With news that Germany’s economy is expected to have contracted 5% in 2009, and the UK’s 4.8%, it looks like after all the hay the Tories have been making about us still being in recession while Germany wasn’t, that our recession has actually been less severe than Germany’s.
Of course 0.2% is neither here nor there in the grand scheme of things, but then going on that basis you could knock about six months off the length of the UK recession, as we entered it on a 0.1% contraction and our 2009 Q3 figures has been revised upwards to a 0.2% contraction.
On top of this our unemployment levels remain better than average in the EU, though the link I’m providing only goes to Nov 09 for the EU and Sept 09 for the UK, since then our unemployment figures have performed better than expected, which is perhaps a better indicator for the real impact of the recession and a countries position to emerge strongly from it.

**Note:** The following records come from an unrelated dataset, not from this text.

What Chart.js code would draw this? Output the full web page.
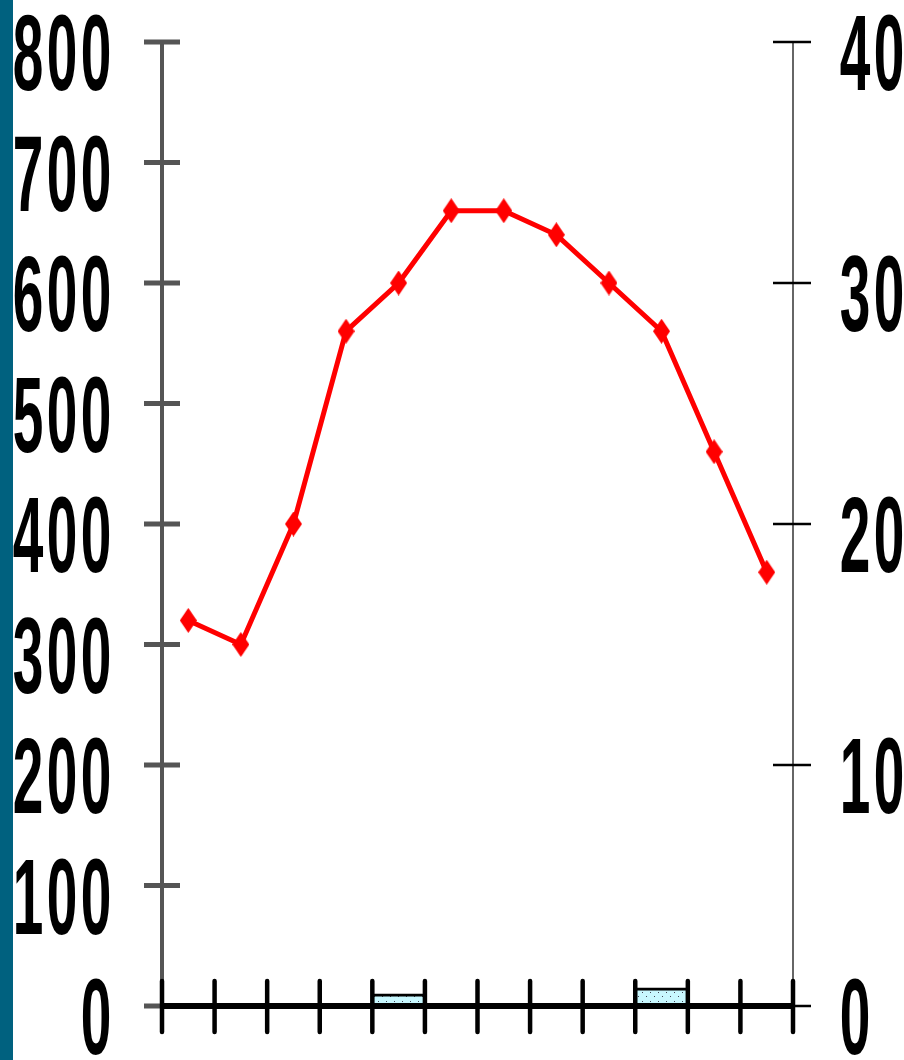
<!DOCTYPE html>
<html>
<head>
<meta charset="utf-8">
<script src="https://cdn.jsdelivr.net/npm/chart.js@4/dist/chart.umd.min.js"></script>
<style>
html,body{margin:0;padding:0;background:#fff;overflow:hidden;}
#wrap{position:relative;width:904px;height:1060px;}
#strip{position:absolute;left:0;top:0;width:13px;height:1060px;background:#00617f;}
canvas{position:absolute;left:0;top:0;}
</style>
</head>
<body>
<div id="wrap"><canvas id="c" width="904" height="1060"></canvas><div id="strip"></div></div>
<script>
// ---- data ----
const months = ['Jan','Feb','Mar','Apr','May','Jun','Jul','Aug','Sep','Oct','Nov','Dec'];
const temperature = [16, 15, 20, 28, 30, 33, 33, 32, 30, 28, 23, 18];
const precipitation = [0, 0, 0, 0, 10, 0, 0, 0, 0, 15, 0, 0];
const leftTicks = [0, 100, 200, 300, 400, 500, 600, 700, 800];
const rightTicks = [0, 10, 20, 30, 40];

function dotPattern() {
  const p = document.createElement('canvas');
  p.width = 8; p.height = 9;
  const g = p.getContext('2d');
  g.fillStyle = '#c8f8ff'; g.fillRect(0, 0, 8, 9);
  g.fillStyle = '#445';
  g.fillRect(2, 2, 1, 1);
  g.fillRect(6, 6, 1, 1);
  return g.createPattern(p, 'repeat');
}
function diamond(w, h, color) {
  const c = document.createElement('canvas');
  c.width = w; c.height = h;
  const g = c.getContext('2d');
  g.fillStyle = color;
  g.beginPath();
  g.moveTo(w / 2, 0); g.lineTo(w, h / 2); g.lineTo(w / 2, h); g.lineTo(0, h / 2);
  g.closePath(); g.fill();
  return c;
}

const axesPlugin = {
  id: 'axesPlugin',
  afterDatasetsDraw(chart) {
    const ctx = chart.ctx, a = chart.chartArea;
    const x = chart.scales.x, y = chart.scales.y, yR = chart.scales.yR;
    const pitch = 34;
    function line(x1, y1, x2, y2) { ctx.beginPath(); ctx.moveTo(x1, y1); ctx.lineTo(x2, y2); ctx.stroke(); }
    function glyph(ch, cx, py) {
      ctx.save();
      ctx.translate(cx, py);
      ctx.scale(0.55, 1.08);
      ctx.textAlign = 'center';
      ctx.textBaseline = 'alphabetic';
      ctx.font = 'bold 100px "Liberation Sans", Arial, sans-serif';
      ctx.fillStyle = '#000';
      ctx.fillText(ch, 0, 0);
      ctx.restore();
    }
    function labelRight(text, lastCenter, py) {
      const chars = text.split('');
      chars.forEach((ch, i) => glyph(ch, lastCenter - (chars.length - 1 - i) * pitch, py));
    }
    function labelLeft(text, firstCenter, py) {
      text.split('').forEach((ch, i) => glyph(ch, firstCenter + i * pitch, py));
    }
    ctx.save();
    // left axis
    ctx.strokeStyle = '#555'; ctx.lineWidth = 4; ctx.lineCap = 'butt';
    line(a.left, y.getPixelForValue(leftTicks[leftTicks.length - 1]), a.left, a.bottom);
    ctx.lineWidth = 5;
    leftTicks.forEach(v => { const py = y.getPixelForValue(v); line(a.left - 18, py, a.left + 18, py); });
    // right axis
    ctx.strokeStyle = '#333'; ctx.lineWidth = 1.5;
    line(a.right, yR.getPixelForValue(rightTicks[rightTicks.length - 1]), a.right, a.bottom);
    ctx.strokeStyle = '#000'; ctx.lineWidth = 2.5;
    rightTicks.forEach(v => { const py = yR.getPixelForValue(v); line(a.right - 20, py, a.right + 18, py); });
    // x axis
    ctx.strokeStyle = '#000'; ctx.lineWidth = 6;
    line(a.left, a.bottom, a.right, a.bottom);
    const step = x.getPixelForValue(1) - x.getPixelForValue(0);
    const start = x.getPixelForValue(0) - step / 2;
    ctx.lineWidth = 4.5; ctx.lineCap = 'round';
    for (let i = 0; i <= months.length; i++) {
      const px = start + i * step;
      line(px, a.bottom - 25, px, a.bottom + 26);
    }
    ctx.restore();
    // labels
    leftTicks.forEach(v => labelRight(String(v), a.left - 66, y.getPixelForValue(v) + 48));
    rightTicks.forEach(v => labelLeft(String(v), a.right + 62, yR.getPixelForValue(v) + 48));
  }
};

new Chart(document.getElementById('c'), {
  type: 'bar',
  data: {
    labels: months,
    datasets: [
      {
        type: 'line',
        data: temperature,
        yAxisID: 'yR',
        order: 0,
        borderColor: '#ff0000',
        borderWidth: 5,
        pointStyle: diamond(17, 25, '#ff0000'),
        pointRadius: 9,
        tension: 0,
        fill: false
      },
      {
        type: 'bar',
        data: precipitation,
        yAxisID: 'y',
        order: 1,
        backgroundColor: dotPattern(),
        borderColor: '#000',
        borderWidth: { top: 3, left: 0, right: 0, bottom: 0 },
        borderSkipped: 'bottom',
        barPercentage: 1,
        categoryPercentage: 1
      }
    ]
  },
  options: {
    responsive: false,
    animation: false,
    layout: { padding: { left: 162, right: 111, top: 42, bottom: 54 } },
    plugins: { legend: { display: false }, tooltip: { enabled: false } },
    scales: {
      x: { display: false, offset: true },
      y: { display: false, min: 0, max: 800, position: 'left' },
      yR: { display: false, min: 0, max: 40, position: 'right' }
    }
  },
  plugins: [axesPlugin]
});
</script>
</body>
</html>
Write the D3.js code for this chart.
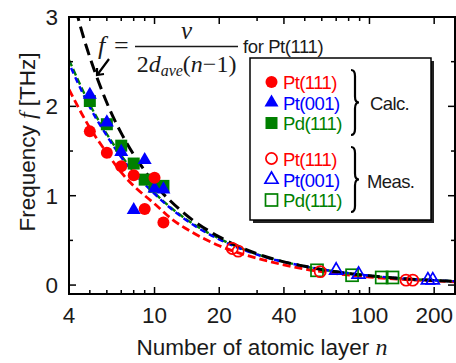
<!DOCTYPE html>
<html>
<head>
<meta charset="utf-8">
<script src="https://cdn.jsdelivr.net/npm/d3@7"></script>
<style>
  body { margin: 0; background: #fff; }
  svg { display: block; }
</style>
</head>
<body>
<svg id="chart"></svg>
<script>
// calculated frequencies (filled symbols)
const calcN     = [5, 6, 7, 8, 9, 10, 11];
const calcPt111 = [1.72, 1.48, 1.33, 1.23, 0.85, 1.20, 0.70];
const calcPt001 = [2.13, 1.82, 1.49, 0.84, 1.40, 1.08, 1.07];
const calcPd111 = [2.06, 1.80, 1.56, 1.36, 1.18, 1.10, 1.11];

// measured frequencies (open symbols)
const measPt111N = [23, 24.5, 59, 148, 159];
const measPt111  = [0.41, 0.38, 0.15, 0.055, 0.055];
const measPt001N = [70, 89, 187, 197];
const measPt001  = [0.165, 0.12, 0.055, 0.055];
const measPd111N = [57, 83, 114, 128];
const measPd111  = [0.165, 0.11, 0.085, 0.085];

// dashed curves
const fitN     = [4, 5, 6, 7, 8, 10, 12, 15, 20, 30, 50, 100, 250];
const fitPt111 = [2.19, 1.76, 1.48, 1.26, 1.11, 0.91, 0.74, 0.59, 0.44, 0.30, 0.18, 0.09, 0.037];
const fitPt001 = [2.48, 1.99, 1.67, 1.43, 1.26, 1.02, 0.85, 0.68, 0.51, 0.34, 0.21, 0.106, 0.043];
const fitPd111 = [2.52, 2.02, 1.69, 1.45, 1.27, 1.03, 0.86, 0.69, 0.52, 0.345, 0.21, 0.106, 0.043];
const modelN   = [4.3, 4.6, 5, 5.5, 6, 7, 8, 9, 10, 12, 15, 20, 25, 30, 40, 50, 70, 100, 150, 250];
const modelF   = [3.09, 2.83, 2.55, 2.27, 2.04, 1.70, 1.46, 1.28, 1.13, 0.93, 0.73, 0.54, 0.425, 0.35, 0.26, 0.21, 0.148, 0.103, 0.068, 0.041];

const xMajor = [4, 10, 20, 40, 100, 200];
const xMinor = [5, 6, 7, 8, 9, 30, 50, 60, 70, 80, 90];
const yMajor = [0, 1, 2, 3];
const yMinor = [0.5, 1.5, 2.5];

const RED = "#ff0000", BLUE = "#0000ff", GREEN = "#008000";
const width = 456, height = 363;
const m = { left: 69, right: 455, top: 17, bottom: 294 };

const svg = d3.select("#chart").attr("width", width).attr("height", height);

const x = d3.scaleLog().domain([4, 250]).range([m.left, m.right]);
const y = d3.scaleLinear().domain([-0.1, 3]).range([m.bottom, m.top]);

svg.append("clipPath").attr("id", "plot")
  .append("rect").attr("x", m.left).attr("y", m.top)
  .attr("width", m.right - m.left).attr("height", m.bottom - m.top);

// curves
const line = d3.line().x(d => x(d[0])).y(d => y(d[1])).curve(d3.curveMonotoneX);
const curves = svg.append("g").attr("clip-path", "url(#plot)").attr("fill", "none");

function curve(ns, fs, color, w, dash, off) {
  curves.append("path")
    .attr("d", line(d3.zip(ns, fs)))
    .attr("stroke", color).attr("stroke-width", w)
    .attr("stroke-dasharray", dash).attr("stroke-dashoffset", off || 0);
}
curve(fitN, fitPt111, RED, 2.8, "8,4");
curve(fitN, fitPd111, GREEN, 2.4, "7,3");
curve(fitN, fitPt001, BLUE, 2.4, "6,4", 5);
curve(modelN, modelF, "#000", 3, "12,6");

// markers
function tri(cx, cy, s) {
  const h = s * Math.sqrt(3);
  return `M${cx},${cy - 2 * h / 3}L${cx + s},${cy + h / 3}L${cx - s},${cy + h / 3}Z`;
}
function marker(g, shape, cx, cy, color, filled) {
  let el;
  if (shape === "circle") {
    el = g.append("circle").attr("cx", cx).attr("cy", cy).attr("r", filled ? 6 : 5.6);
  } else if (shape === "square") {
    const s = 6;
    el = g.append("rect").attr("x", cx - s).attr("y", cy - s).attr("width", 2 * s).attr("height", 2 * s);
  } else {
    el = g.append("path").attr("d", tri(cx, cy, filled ? 7 : 6.5));
  }
  if (filled) el.attr("fill", color);
  else el.attr("fill", "none").attr("stroke", color).attr("stroke-width", 1.7);
}

const pts = svg.append("g");
calcN.forEach((n, i) => marker(pts, "square", x(n), y(calcPd111[i]), GREEN, true));
calcN.forEach((n, i) => marker(pts, "triangle", x(n), y(calcPt001[i]), BLUE, true));
calcN.forEach((n, i) => marker(pts, "circle", x(n), y(calcPt111[i]), RED, true));
measPd111N.forEach((n, i) => marker(pts, "square", x(n), y(measPd111[i]), GREEN, false));
measPt111N.forEach((n, i) => marker(pts, "circle", x(n), y(measPt111[i]), RED, false));
measPt001N.forEach((n, i) => marker(pts, "triangle", x(n), y(measPt001[i]), BLUE, false));

// frame and ticks (inward on all sides)
const ax = svg.append("g").attr("stroke", "#000").attr("stroke-width", 1.5);
xMajor.concat(xMinor).forEach(v => {
  const L = xMajor.includes(v) ? 7 : 4;
  ax.append("line").attr("x1", x(v)).attr("x2", x(v)).attr("y1", m.bottom).attr("y2", m.bottom - L);
  ax.append("line").attr("x1", x(v)).attr("x2", x(v)).attr("y1", m.top).attr("y2", m.top + L);
});
yMajor.concat(yMinor).forEach(v => {
  const L = yMajor.includes(v) ? 7 : 4;
  ax.append("line").attr("y1", y(v)).attr("y2", y(v)).attr("x1", m.left).attr("x2", m.left + L);
  ax.append("line").attr("y1", y(v)).attr("y2", y(v)).attr("x1", m.right).attr("x2", m.right - L);
});
svg.append("rect").attr("x", m.left).attr("y", m.top)
  .attr("width", m.right - m.left).attr("height", m.bottom - m.top)
  .attr("fill", "none").attr("stroke", "#000").attr("stroke-width", 2);

const sans = "Liberation Sans, Arial, sans-serif";
const serif = "Liberation Serif, Times New Roman, serif";
const ink = "#1a1a1a";

svg.append("g").selectAll("text").data(xMajor).join("text")
  .attr("x", d => x(d)).attr("y", 322.5)
  .attr("text-anchor", "middle").attr("font-family", sans).attr("font-size", 22.5).attr("fill", ink)
  .text(d => d);
svg.append("g").selectAll("text").data(yMajor).join("text")
  .attr("x", 58).attr("y", d => y(d) + 8)
  .attr("text-anchor", "end").attr("font-family", sans).attr("font-size", 22.5).attr("fill", ink)
  .text(d => d);

// axis titles
const xt = svg.append("text").attr("x", 262).attr("y", 355).attr("text-anchor", "middle")
  .attr("font-family", sans).attr("font-size", 22.5).attr("fill", ink);
xt.append("tspan").text("Number of atomic layer ");
xt.append("tspan").attr("font-family", serif).attr("font-style", "italic").attr("font-size", 24).text("n");

const yt = svg.append("text").attr("transform", "translate(35,142) rotate(-90)").attr("text-anchor", "middle")
  .attr("font-family", sans).attr("font-size", 22.5).attr("fill", ink);
yt.append("tspan").text("Frequency ");
yt.append("tspan").attr("font-family", serif).attr("font-style", "italic").attr("font-size", 24).text("f");
yt.append("tspan").text(" [THz]");

// formula
const fg = svg.append("g").attr("fill", ink);
fg.append("text").attr("x", 98).attr("y", 54).attr("font-family", serif).attr("font-style", "italic")
  .attr("font-size", 26).text("f");
fg.append("text").attr("x", 114).attr("y", 54).attr("font-family", serif).attr("font-size", 26).text("=");
fg.append("line").attr("x1", 135).attr("x2", 238).attr("y1", 46.5).attr("y2", 46.5)
  .attr("stroke", ink).attr("stroke-width", 1.4);
fg.append("text").attr("x", 186.5).attr("y", 39).attr("text-anchor", "middle").attr("font-family", serif)
  .attr("font-style", "italic").attr("font-size", 25).text("v");
const den = fg.append("text").attr("x", 186.5).attr("y", 72).attr("text-anchor", "middle")
  .attr("font-family", serif).attr("font-size", 24);
den.append("tspan").text("2");
den.append("tspan").attr("font-style", "italic").text("d");
den.append("tspan").attr("font-style", "italic").attr("font-size", 16).attr("dy", 4).text("ave");
den.append("tspan").attr("dy", -4).text("(");
den.append("tspan").attr("font-style", "italic").text("n");
den.append("tspan").text("\u2212");
den.append("tspan").text("1)");
fg.append("text").attr("x", 243).attr("y", 52.5).attr("font-family", sans).attr("font-size", 18.5)
  .attr("letter-spacing", -0.4).text("for Pt(111)");

// arrow
svg.append("path").attr("d", "M109,59L97.5,74.5M97,68L97,75L104,74")
  .attr("fill", "none").attr("stroke", "#000").attr("stroke-width", 2.2);

// legend
const lg = svg.append("g");
lg.append("rect").attr("x", 253).attr("y", 61).attr("width", 181).attr("height", 162).attr("fill", "#222");
lg.append("rect").attr("x", 250).attr("y", 58).attr("width", 181).attr("height", 162)
  .attr("fill", "#fff").attr("stroke", "#000").attr("stroke-width", 1.5);

const legRows = [
  { shape: "circle", color: RED, filled: true, label: "Pt(111)", cy: 82 },
  { shape: "triangle", color: BLUE, filled: true, label: "Pt(001)", cy: 102.5 },
  { shape: "square", color: GREEN, filled: true, label: "Pd(111)", cy: 123 },
  { shape: "circle", color: RED, filled: false, label: "Pt(111)", cy: 158.5 },
  { shape: "triangle", color: BLUE, filled: false, label: "Pt(001)", cy: 179.5 },
  { shape: "square", color: GREEN, filled: false, label: "Pd(111)", cy: 200 }
];
legRows.forEach(r => {
  marker(lg, r.shape, 271.5, r.cy, r.color, r.filled);
  lg.append("text").attr("x", 283).attr("y", r.cy + 7).attr("font-family", sans).attr("font-size", 18.5)
    .attr("letter-spacing", -0.6).attr("fill", r.color).text(r.label);
});

function brace(x0, y0, y1, w) {
  const ym = (y0 + y1) / 2, xm = x0 + w / 2, r = 6;
  return `M${x0},${y0}Q${xm},${y0} ${xm},${y0 + r}L${xm},${ym - r}Q${xm},${ym} ${x0 + w},${ym}` +
    `Q${xm},${ym} ${xm},${ym + r}L${xm},${y1 - r}Q${xm},${y1} ${x0},${y1}`;
}
lg.append("path").attr("d", brace(351, 70, 135, 8)).attr("fill", "none").attr("stroke", "#000").attr("stroke-width", 2.2);
lg.append("path").attr("d", brace(351, 147, 212, 8)).attr("fill", "none").attr("stroke", "#000").attr("stroke-width", 2.2);
lg.append("text").attr("x", 370).attr("y", 109.5).attr("font-family", sans).attr("font-size", 18.5)
  .attr("letter-spacing", -0.6).attr("fill", ink).text("Calc.");
lg.append("text").attr("x", 367).attr("y", 187.5).attr("font-family", sans).attr("font-size", 18.5)
  .attr("letter-spacing", -0.6).attr("fill", ink).text("Meas.");
</script>
</body>
</html>
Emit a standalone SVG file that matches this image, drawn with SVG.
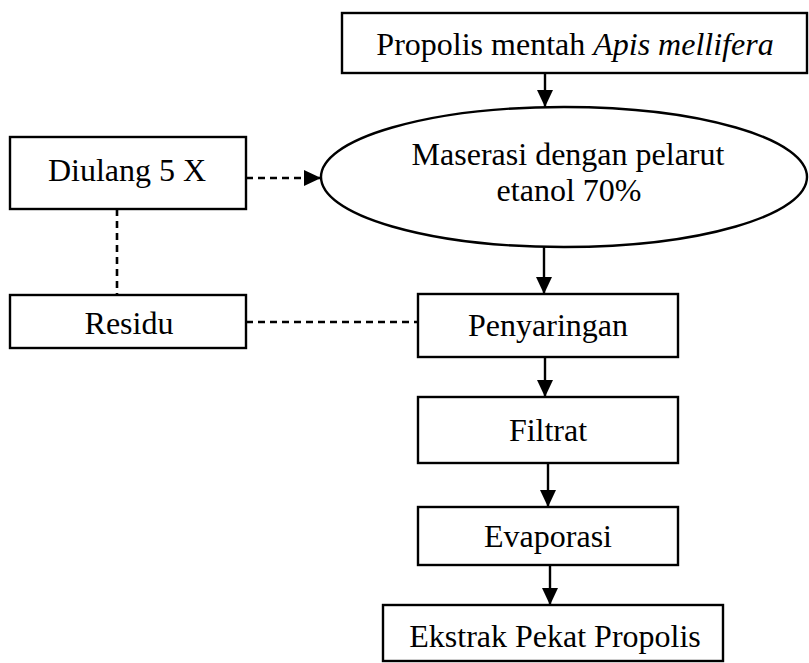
<svg xmlns="http://www.w3.org/2000/svg" width="809" height="663" viewBox="0 0 809 663">
<style>
.box{fill:#fff;stroke:#000;stroke-width:2.4}
.t{font-family:"Liberation Serif","Times New Roman",serif;font-size:32px;fill:#000;text-anchor:middle}
.ln{stroke:#000;stroke-width:2.4;fill:none}
.dash{stroke:#000;stroke-width:2.6;fill:none;stroke-dasharray:7 5}
</style>
<defs>
<marker id="ah" markerUnits="userSpaceOnUse" markerWidth="18" markerHeight="18" viewBox="0 0 18 18" refX="17" refY="9" orient="auto">
<path d="M0,1 L17,9 L0,17 Z" fill="#000"/>
</marker>
</defs>
<rect width="809" height="663" fill="#fff"/>
<g id="connectors">
<line class="ln" x1="545" y1="73" x2="545" y2="107" marker-end="url(#ah)"/>
<line class="ln" x1="544" y1="247" x2="544" y2="294" marker-end="url(#ah)"/>
<line class="ln" x1="545" y1="357" x2="545" y2="397" marker-end="url(#ah)"/>
<line class="ln" x1="548" y1="463" x2="548" y2="507" marker-end="url(#ah)"/>
<line class="ln" x1="550" y1="565" x2="550" y2="605" marker-end="url(#ah)"/>
<line class="dash" x1="246" y1="178" x2="321" y2="178" marker-end="url(#ah)"/>
<line class="dash" x1="117" y1="209" x2="117" y2="295"/>
<line class="dash" x1="246" y1="322" x2="418" y2="322"/>
</g>
<g id="propolis">
<rect class="box" x="342" y="13" width="465" height="60"/>
<text class="t" x="575" y="55">Propolis mentah <tspan font-style="italic">Apis mellifera</tspan></text>
</g>
<g id="maserasi">
<ellipse class="box" cx="564" cy="177" rx="243" ry="70"/>
<text class="t" x="568" y="165">Maserasi dengan pelarut</text>
<text class="t" x="569" y="201">etanol 70%</text>
</g>
<g id="diulang">
<rect class="box" x="10" y="137" width="236" height="72"/>
<text class="t" x="127" y="181">Diulang 5 X</text>
</g>
<g id="residu">
<rect class="box" x="10" y="295" width="236" height="53"/>
<text class="t" x="129" y="334">Residu</text>
</g>
<g id="penyaringan">
<rect class="box" x="418" y="294" width="260" height="63"/>
<text class="t" x="548" y="336">Penyaringan</text>
</g>
<g id="filtrat">
<rect class="box" x="418" y="397" width="260" height="66"/>
<text class="t" x="548" y="441">Filtrat</text>
</g>
<g id="evaporasi">
<rect class="box" x="418" y="507" width="260" height="58"/>
<text class="t" x="548" y="547">Evaporasi</text>
</g>
<g id="ekstrak">
<rect class="box" x="383" y="605" width="340" height="56"/>
<text class="t" x="555" y="647">Ekstrak Pekat Propolis</text>
</g>
</svg>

In terms of the people on the street, and those affected by the recession, this news is quite irrelevant to them, certainly to those families struggling with job losses.
But in terms of the political narrative it shows that once again the Tories have been wrong, and that the Government action to mitigate the effects and limit the depth and length of the recession has once again been proved correct.
With the head of the IMF today warning of a double-dip recession if the stimulus is ended too early we need to figure out a simple way to link these things in the publics mind. The IMF of course did not name the UK Conservative party as an example of a party that wants to end the stimulus immediately (and opposed it in the first place) but it is the course the Tories want to take, and we have more and more economists warning us of this danger – that the Tories represent – that would lead us into a double-dip recession and set the country back years and leave us with more debt, deficit and unemployment than we have now and all the social ills that go with it.
UPDATE: Well I may have to eat a little humble pie really – I think the figures used were only for 2009, when of course the recession began in 2008. It looks like the economy of the UK shrunk 6% overall! Not sure what Germany’s was though, could be worse!